$ \sum_{n=1}^{\infty} \frac{ x^{n^2} (1 + x^n) - x^n}{1 -x^n} = 0.$ ?? While studying theta functions I noticed
$$ \sum_{n=1}^{\infty} \frac{ x^{n^2} (1 + x^n) - x^n}{1 -x^n} = 0.$$ 
Why is that so ??
Is there a similar case with a term $x^{n^3}$ ??
 A: I am not sure what you mean by "similar case", but the infinite sum is zero because of the equation
$$ \sum_{n=1}^\infty  x^n/(1-x^n) =
\sum_{n=1}^\infty x^{n^2}(1+x^n)/(1-x^n) =
\sum_{n=1}^\infty \sigma_0(n)x^n \tag{1}$$
which is the generating function of the number of divisors of $n$. This is OEIS sequence A000005 which has several generating functions for this sequence and further information.

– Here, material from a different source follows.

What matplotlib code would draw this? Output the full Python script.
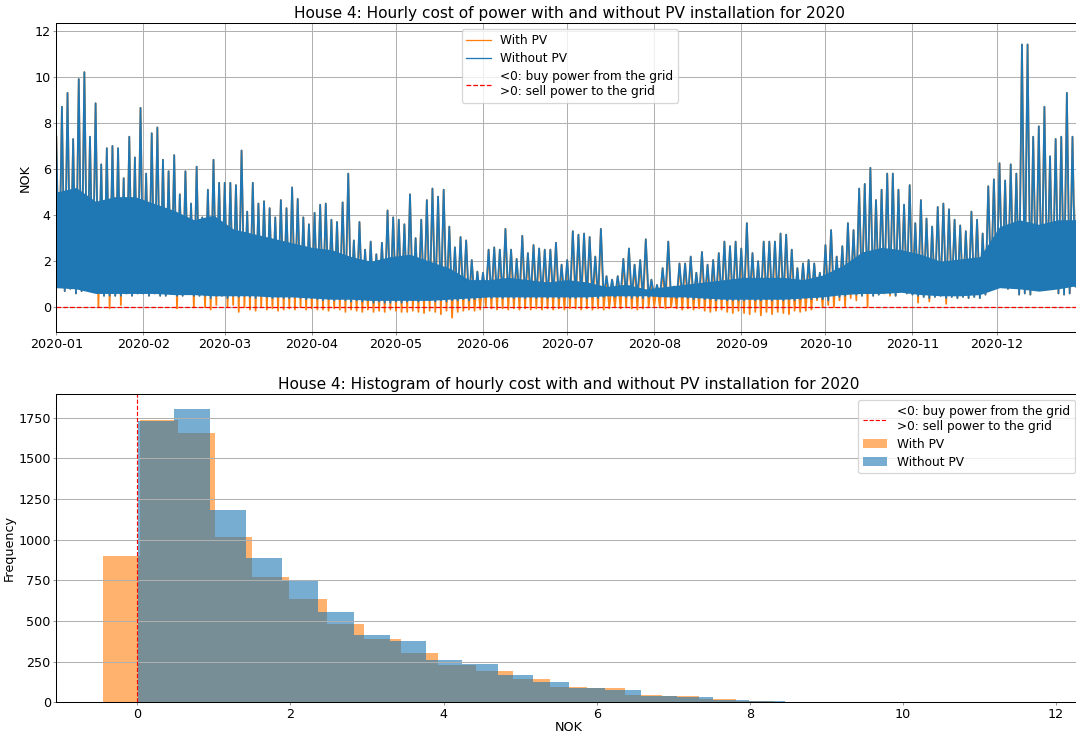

The reason for the equality is that the infinite sums count the number of divisors in several different ways. This is an example of a general technique. Suppose you have the double sum $$f(x) := \sum_{i,j=1}^\infty a_{ij}x^{ij}.$$
You can sum this by rows or columns to get
 $$f(x) = \sum_{i=1}^\infty\left(\sum_{j=1}^\infty a_{ij}x^{ij}\right) =
          \sum_{j=1}^\infty\left(\sum_{i=1}^\infty a_{ij}x^{ij}\right).$$
The second way is to sum by "gnomons" where
$$f(x) = \sum_{n=1}^\infty\left(a_{nn}x^{nn}+\sum_{j>n}a_{nj}x^{nj}+\sum_{i>n}a_{in}x^{in}\right).$$
The third way is by powers of $x$ giving
$$f(x) = \sum_{n=1}^\infty \left(\sum_{ij=n}a_{ij}\right)x^n$$
and if $a_{ij}:=1,$ then the three methods simplify to give equation $(1).$